Look below for the line containing "Generate a Python"; from there through the line containing "1.0, 1.0, 1.0]", both lines included, please set down each line exactly and nothing else.

_Exercise data_:
----
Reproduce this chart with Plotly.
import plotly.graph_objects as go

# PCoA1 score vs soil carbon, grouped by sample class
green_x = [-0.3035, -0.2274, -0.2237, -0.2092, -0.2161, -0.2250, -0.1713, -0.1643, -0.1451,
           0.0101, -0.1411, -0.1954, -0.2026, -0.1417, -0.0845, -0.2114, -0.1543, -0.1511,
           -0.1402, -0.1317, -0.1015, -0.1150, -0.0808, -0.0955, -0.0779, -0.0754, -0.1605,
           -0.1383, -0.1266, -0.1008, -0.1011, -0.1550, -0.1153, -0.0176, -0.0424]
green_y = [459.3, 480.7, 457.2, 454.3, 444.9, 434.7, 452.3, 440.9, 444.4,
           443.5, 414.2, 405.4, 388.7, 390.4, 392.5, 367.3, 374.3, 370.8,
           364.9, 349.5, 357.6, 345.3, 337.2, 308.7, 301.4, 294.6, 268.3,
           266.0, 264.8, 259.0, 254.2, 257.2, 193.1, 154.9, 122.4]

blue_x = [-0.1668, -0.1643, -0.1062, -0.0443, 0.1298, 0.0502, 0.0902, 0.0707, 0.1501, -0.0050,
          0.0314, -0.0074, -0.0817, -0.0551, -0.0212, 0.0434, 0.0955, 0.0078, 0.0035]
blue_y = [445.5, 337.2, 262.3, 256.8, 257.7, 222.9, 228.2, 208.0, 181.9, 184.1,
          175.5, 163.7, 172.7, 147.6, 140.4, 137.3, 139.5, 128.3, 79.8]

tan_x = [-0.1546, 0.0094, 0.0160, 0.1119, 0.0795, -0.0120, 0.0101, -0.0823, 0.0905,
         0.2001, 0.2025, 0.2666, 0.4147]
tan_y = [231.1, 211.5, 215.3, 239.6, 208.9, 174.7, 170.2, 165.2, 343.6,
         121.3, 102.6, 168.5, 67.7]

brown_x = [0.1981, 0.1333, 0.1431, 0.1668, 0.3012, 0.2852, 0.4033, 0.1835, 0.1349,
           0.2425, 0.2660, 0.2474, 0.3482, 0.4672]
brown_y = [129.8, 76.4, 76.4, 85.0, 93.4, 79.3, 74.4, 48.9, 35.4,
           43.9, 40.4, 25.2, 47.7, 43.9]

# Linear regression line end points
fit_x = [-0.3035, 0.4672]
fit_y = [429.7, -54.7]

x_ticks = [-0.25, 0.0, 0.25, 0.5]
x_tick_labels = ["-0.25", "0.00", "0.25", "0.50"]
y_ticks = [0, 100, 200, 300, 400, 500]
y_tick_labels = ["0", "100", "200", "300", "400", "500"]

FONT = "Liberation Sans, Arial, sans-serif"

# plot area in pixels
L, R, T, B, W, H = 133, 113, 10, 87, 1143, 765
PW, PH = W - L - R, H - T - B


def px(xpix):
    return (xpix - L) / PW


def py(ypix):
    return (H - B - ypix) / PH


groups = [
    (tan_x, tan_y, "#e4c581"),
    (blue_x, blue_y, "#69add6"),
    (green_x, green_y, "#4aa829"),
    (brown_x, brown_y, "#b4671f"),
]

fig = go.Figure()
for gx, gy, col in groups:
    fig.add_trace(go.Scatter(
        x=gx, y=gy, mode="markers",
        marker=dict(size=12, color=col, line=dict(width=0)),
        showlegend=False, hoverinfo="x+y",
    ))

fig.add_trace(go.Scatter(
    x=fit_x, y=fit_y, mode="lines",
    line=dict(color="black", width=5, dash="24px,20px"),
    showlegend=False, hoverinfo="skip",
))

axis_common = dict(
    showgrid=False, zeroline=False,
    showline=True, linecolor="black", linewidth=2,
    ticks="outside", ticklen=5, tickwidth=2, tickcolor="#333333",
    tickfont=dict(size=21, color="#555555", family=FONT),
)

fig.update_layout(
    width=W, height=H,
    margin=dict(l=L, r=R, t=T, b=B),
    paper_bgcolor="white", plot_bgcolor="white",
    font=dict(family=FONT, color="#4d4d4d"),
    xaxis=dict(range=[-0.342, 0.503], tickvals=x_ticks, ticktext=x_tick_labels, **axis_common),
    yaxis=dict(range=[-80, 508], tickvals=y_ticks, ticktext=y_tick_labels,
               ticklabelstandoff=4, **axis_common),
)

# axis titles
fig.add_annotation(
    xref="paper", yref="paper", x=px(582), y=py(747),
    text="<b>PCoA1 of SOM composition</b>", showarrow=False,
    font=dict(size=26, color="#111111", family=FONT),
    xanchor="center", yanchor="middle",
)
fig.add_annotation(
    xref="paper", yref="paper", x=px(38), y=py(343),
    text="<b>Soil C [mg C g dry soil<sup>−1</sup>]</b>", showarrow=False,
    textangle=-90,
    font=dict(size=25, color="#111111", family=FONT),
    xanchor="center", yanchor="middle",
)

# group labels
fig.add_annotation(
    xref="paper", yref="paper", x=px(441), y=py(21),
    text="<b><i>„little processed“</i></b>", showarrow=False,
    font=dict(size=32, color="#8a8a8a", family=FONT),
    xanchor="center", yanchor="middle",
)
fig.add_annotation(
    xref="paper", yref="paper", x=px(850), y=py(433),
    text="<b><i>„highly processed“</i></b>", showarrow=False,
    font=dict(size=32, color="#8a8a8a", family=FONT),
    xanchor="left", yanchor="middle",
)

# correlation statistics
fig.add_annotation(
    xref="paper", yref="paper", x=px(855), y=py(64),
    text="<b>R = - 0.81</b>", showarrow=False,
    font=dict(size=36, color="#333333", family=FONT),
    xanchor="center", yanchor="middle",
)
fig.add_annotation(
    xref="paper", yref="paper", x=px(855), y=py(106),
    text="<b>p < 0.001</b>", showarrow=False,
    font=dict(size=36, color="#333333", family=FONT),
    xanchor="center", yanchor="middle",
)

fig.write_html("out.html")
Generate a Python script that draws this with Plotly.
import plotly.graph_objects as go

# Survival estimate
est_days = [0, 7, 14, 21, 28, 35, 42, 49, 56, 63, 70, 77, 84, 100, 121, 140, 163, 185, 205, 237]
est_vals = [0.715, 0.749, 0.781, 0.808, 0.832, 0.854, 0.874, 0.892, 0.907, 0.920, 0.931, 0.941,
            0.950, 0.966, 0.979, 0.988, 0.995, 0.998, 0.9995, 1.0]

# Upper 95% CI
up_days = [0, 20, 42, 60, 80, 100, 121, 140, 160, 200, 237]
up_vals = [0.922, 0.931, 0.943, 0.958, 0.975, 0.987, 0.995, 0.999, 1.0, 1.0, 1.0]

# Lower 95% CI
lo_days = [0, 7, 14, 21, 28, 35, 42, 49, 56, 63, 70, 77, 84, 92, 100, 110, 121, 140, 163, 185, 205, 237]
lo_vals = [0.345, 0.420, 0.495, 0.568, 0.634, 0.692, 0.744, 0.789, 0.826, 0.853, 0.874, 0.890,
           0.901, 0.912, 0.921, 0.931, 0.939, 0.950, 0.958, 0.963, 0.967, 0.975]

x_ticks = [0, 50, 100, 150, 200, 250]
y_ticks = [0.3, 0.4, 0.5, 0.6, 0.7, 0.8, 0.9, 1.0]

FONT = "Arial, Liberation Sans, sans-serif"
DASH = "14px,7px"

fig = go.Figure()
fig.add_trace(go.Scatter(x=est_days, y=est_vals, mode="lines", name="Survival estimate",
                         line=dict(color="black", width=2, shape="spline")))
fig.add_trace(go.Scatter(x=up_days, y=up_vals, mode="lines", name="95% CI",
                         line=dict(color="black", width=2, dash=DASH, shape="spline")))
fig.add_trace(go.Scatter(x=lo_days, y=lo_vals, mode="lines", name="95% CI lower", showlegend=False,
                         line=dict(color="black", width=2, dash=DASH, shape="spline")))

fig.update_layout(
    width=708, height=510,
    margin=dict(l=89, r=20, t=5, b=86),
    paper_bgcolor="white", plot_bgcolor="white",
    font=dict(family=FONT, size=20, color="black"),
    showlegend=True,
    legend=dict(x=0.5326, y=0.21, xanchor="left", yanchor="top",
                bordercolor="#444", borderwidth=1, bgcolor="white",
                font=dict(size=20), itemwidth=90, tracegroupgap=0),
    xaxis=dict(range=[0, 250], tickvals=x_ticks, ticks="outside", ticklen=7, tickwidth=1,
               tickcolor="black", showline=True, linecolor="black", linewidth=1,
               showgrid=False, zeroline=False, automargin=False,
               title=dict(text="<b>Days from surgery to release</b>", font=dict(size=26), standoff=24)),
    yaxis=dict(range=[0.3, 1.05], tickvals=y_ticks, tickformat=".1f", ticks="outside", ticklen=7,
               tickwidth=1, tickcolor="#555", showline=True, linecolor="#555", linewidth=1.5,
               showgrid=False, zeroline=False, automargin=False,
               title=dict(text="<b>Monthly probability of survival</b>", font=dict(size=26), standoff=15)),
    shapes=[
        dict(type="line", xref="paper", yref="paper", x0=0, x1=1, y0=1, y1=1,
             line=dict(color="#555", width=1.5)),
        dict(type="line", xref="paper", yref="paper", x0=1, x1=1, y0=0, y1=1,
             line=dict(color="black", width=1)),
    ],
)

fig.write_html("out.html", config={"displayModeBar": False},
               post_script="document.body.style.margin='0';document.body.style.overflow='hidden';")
----
_Answer in full_:
Generate a Python script that draws this with Plotly.
import plotly.graph_objects as go

# Survival estimate
est_days = [0, 7, 14, 21, 28, 35, 42, 49, 56, 63, 70, 77, 84, 100, 121, 140, 163, 185, 205, 237]
est_vals = [0.715, 0.749, 0.781, 0.808, 0.832, 0.854, 0.874, 0.892, 0.907, 0.920, 0.931, 0.941,
            0.950, 0.966, 0.979, 0.988, 0.995, 0.998, 0.9995, 1.0]

# Upper 95% CI
up_days = [0, 20, 42, 60, 80, 100, 121, 140, 160, 200, 237]
up_vals = [0.922, 0.931, 0.943, 0.958, 0.975, 0.987, 0.995, 0.999, 1.0, 1.0, 1.0]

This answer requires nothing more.